My suggestion for complex products is to invest time and effort into using a virtualization platform or a container platform such as Docker to replicate the production environment. Continuous Delivery pipelines can be used to deploy the build into these environments.
“Making builds readily available to stakeholders and testers can reduce the amount of rework necessary when rebuilding a feature that doesn’t meet requirements. Additionally, early testing reduces the chances that defects survive until deployment. Finding errors earlier also, in some cases, reduces the amount of work necessary to resolve them. All programmers should start the day by updating the project from the repository. That way, they will all stay up to date.”
It is recommended to use an artifact repository such as Nexus to store the packages from the latest build. Usually, the packages stored in such an artifact repositories are also version controlled with a build number. This makes it easy for everyone involved to get any artifacts, current or past.
Only the build packages from the mainline branch should be stored on the artifact repository. If not, it will result in overwriting of the existing packages each time someone builds a work in progress branch.
“It should be easy to find out whether the build breaks and, if so, who made the relevant change.”
“Most CI systems allow the running of scripts after a build finishes. In most situations, it is possible to write a script to deploy the application to a live test server that everyone can look at. A further advance in this way of thinking is continuous deployment, which calls for the software to be deployed directly into production, often with additional automation to prevent defects or regressions.”

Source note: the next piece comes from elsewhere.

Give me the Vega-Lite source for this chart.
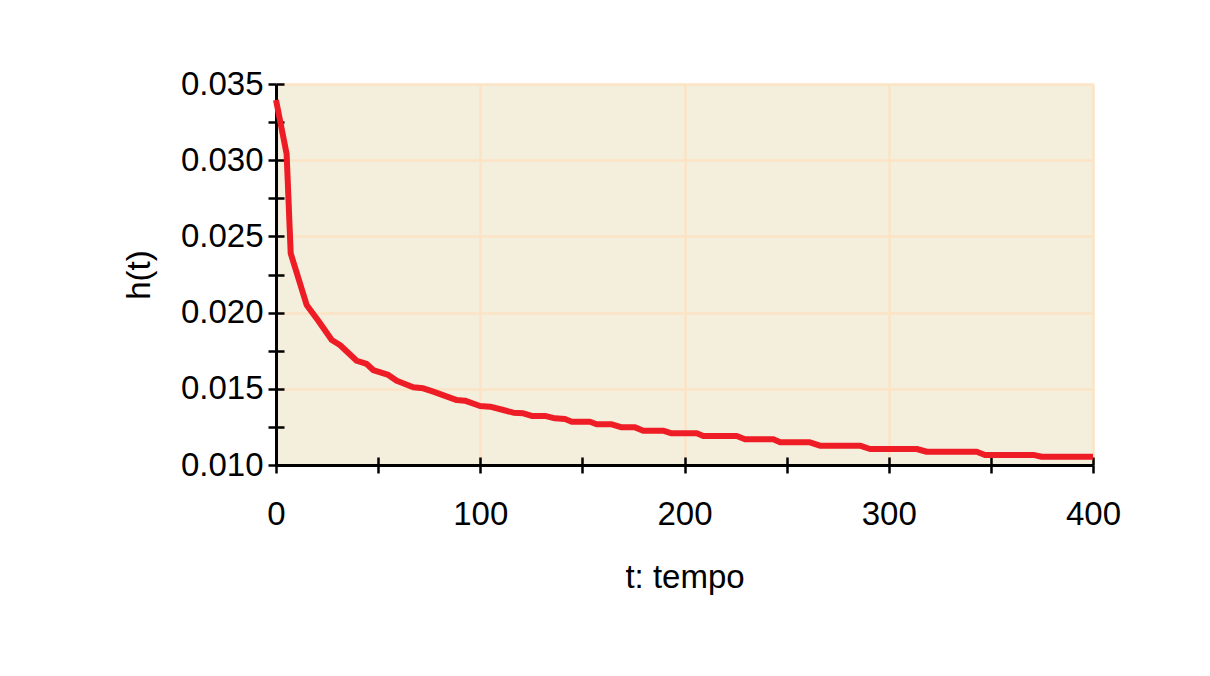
{
  "$schema": "https://vega.github.io/schema/vega-lite/v6.json",
  "width": 817,
  "height": 381,
  "autosize": {"type": "none"},
  "padding": {"left": 276, "top": 84, "right": 117, "bottom": 211},
  "background": "white",
  "config": {"view": {"fill": "#F4EEDC", "stroke": null}, "font": "Liberation Sans"},
  "data": {"values": [
    {"t": 0, "h": 0.03395},
    {"t": 5.2, "h": 0.03041},
    {"t": 7.2, "h": 0.02389},
    {"t": 15.0, "h": 0.02050},
    {"t": 20.8, "h": 0.01945},
    {"t": 27.3, "h": 0.01820},
    {"t": 31.3, "h": 0.01787},
    {"t": 39.5, "h": 0.01684},
    {"t": 44.4, "h": 0.01663},
    {"t": 47.6, "h": 0.01623},
    {"t": 55.0, "h": 0.01591},
    {"t": 59.1, "h": 0.01553},
    {"t": 67.2, "h": 0.01510},
    {"t": 72.1, "h": 0.01503},
    {"t": 77.0, "h": 0.01481},
    {"t": 88.5, "h": 0.01426},
    {"t": 92.5, "h": 0.01422},
    {"t": 99.9, "h": 0.01387},
    {"t": 104.8, "h": 0.01383},
    {"t": 111.3, "h": 0.01361},
    {"t": 116.2, "h": 0.01343},
    {"t": 121.1, "h": 0.01339},
    {"t": 125.2, "h": 0.01322},
    {"t": 131.7, "h": 0.01322},
    {"t": 136.6, "h": 0.01306},
    {"t": 141.5, "h": 0.01302},
    {"t": 144.8, "h": 0.01284},
    {"t": 153.7, "h": 0.01284},
    {"t": 157.0, "h": 0.01267},
    {"t": 164.4, "h": 0.01267},
    {"t": 169.3, "h": 0.01247},
    {"t": 175.8, "h": 0.01247},
    {"t": 179.8, "h": 0.01225},
    {"t": 189.5, "h": 0.01225},
    {"t": 193.7, "h": 0.01208},
    {"t": 206.0, "h": 0.01208},
    {"t": 209.2, "h": 0.01190},
    {"t": 225.6, "h": 0.01190},
    {"t": 229.6, "h": 0.01169},
    {"t": 243.5, "h": 0.01169},
    {"t": 246.8, "h": 0.01149},
    {"t": 261.4, "h": 0.01149},
    {"t": 266.3, "h": 0.01127},
    {"t": 285.9, "h": 0.01127},
    {"t": 290.8, "h": 0.01105},
    {"t": 313.7, "h": 0.01105},
    {"t": 318.6, "h": 0.01087},
    {"t": 343.1, "h": 0.01087},
    {"t": 347.1, "h": 0.01066},
    {"t": 370.8, "h": 0.01066},
    {"t": 374.9, "h": 0.01054},
    {"t": 400, "h": 0.01054}
  ]},
  "layer": [
    {
      "mark": {"type": "line", "color": "#EE1C25", "strokeWidth": 6, "strokeJoin": "round"},
      "encoding": {
        "x": {
          "field": "t", "type": "quantitative",
          "scale": {"domain": [0, 400], "nice": false, "zero": false},
          "axis": {
            "orient": "bottom",
            "values": [0, 50, 100, 150, 200, 250, 300, 350, 400],
            "labelExpr": "datum.value % 100 == 0 ? datum.label : ''",
            "labelFlush": false, "labelOverlap": false,
            "labelFont": "Liberation Sans", "labelFontSize": 33, "labelColor": "black", "labelPadding": 25,
            "tickSize": 8, "tickWidth": 2.5, "tickColor": "black",
            "domainColor": "black", "domainWidth": 3,
            "grid": true, "gridColor": "#FDE3C5", "gridWidth": 2.5,
            "gridOpacity": {"condition": {"test": "datum.value % 100 == 0", "value": 1}, "value": 0},
            "title": "t: tempo", "titleFont": "Liberation Sans", "titleFontSize": 33, "titleFontWeight": "normal", "titleColor": "black", "titlePadding": 30
          }
        },
        "y": {
          "field": "h", "type": "quantitative",
          "scale": {"domain": [0.01, 0.035], "nice": false, "zero": false},
          "axis": {
            "orient": "left",
            "values": [0.01, 0.0125, 0.015, 0.0175, 0.02, 0.0225, 0.025, 0.0275, 0.03, 0.0325, 0.035],
            "labelExpr": "abs(datum.value * 200 - round(datum.value * 200)) < 0.000001 ? format(datum.value, '.3f') : ''",
            "labelOverlap": false, "labelFlush": false,
            "labelFont": "Liberation Sans", "labelFontSize": 33, "labelColor": "black", "labelPadding": 5,
            "tickSize": 8, "tickWidth": 2.5, "tickColor": "black",
            "domainColor": "black", "domainWidth": 3,
            "grid": true, "gridColor": "#FDE3C5", "gridWidth": 2.5,
            "gridOpacity": {"condition": {"test": "abs(datum.value * 200 - round(datum.value * 200)) < 0.000001", "value": 1}, "value": 0},
            "title": "h(t)", "titleFont": "Liberation Sans", "titleFontSize": 33, "titleFontWeight": "normal", "titleColor": "black", "titlePadding": 24
          }
        }
      }
    },
    {
      "mark": {"type": "line", "opacity": 0},
      "encoding": {
        "x": {
          "field": "t", "type": "quantitative",
          "axis": {
            "orient": "bottom", "offset": -8,
            "values": [0, 50, 100, 150, 200, 250, 300, 350, 400],
            "labels": false, "domain": false, "grid": false, "title": null,
            "tickSize": 8, "tickWidth": 2.5, "tickColor": "black"
          }
        },
        "y": {
          "field": "h", "type": "quantitative",
          "axis": {
            "orient": "left", "offset": -8,
            "values": [0.01, 0.0125, 0.015, 0.0175, 0.02, 0.0225, 0.025, 0.0275, 0.03, 0.0325, 0.035],
            "labels": false, "domain": false, "grid": false, "title": null,
            "tickSize": 8, "tickWidth": 2.5, "tickColor": "black"
          }
        }
      }
    }
  ],
  "resolve": {"axis": {"x": "independent", "y": "independent"}}
}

Not all projects need automated deployment, especially if the enterprise servers are on customer site. The project plan determines when the upgrade to the latest build happens on the customer site, usually, this is planned months in advance.
If the production sites are self-hosted by the same company that is developing the software, it is much more beneficial to invest in Continuous deployment systems. Continuous deployment is the next logical step after the process for Continuous integration is in place and working well.
Not all commits result in a shippable product. It is a common misconception in the Agile community that each build is a shippable product. A shippable product is entirely different than working software!
I hope this information gave you an insight into some of the best practices to improve the implementation of your CI process. CI plays a significant role in streamlining the software development process. Fine tuning the CI practices will result in increased overall efficiency and agility of your software development process. Combining these best practices is the best way to deliver software of great quality with quicker time to market!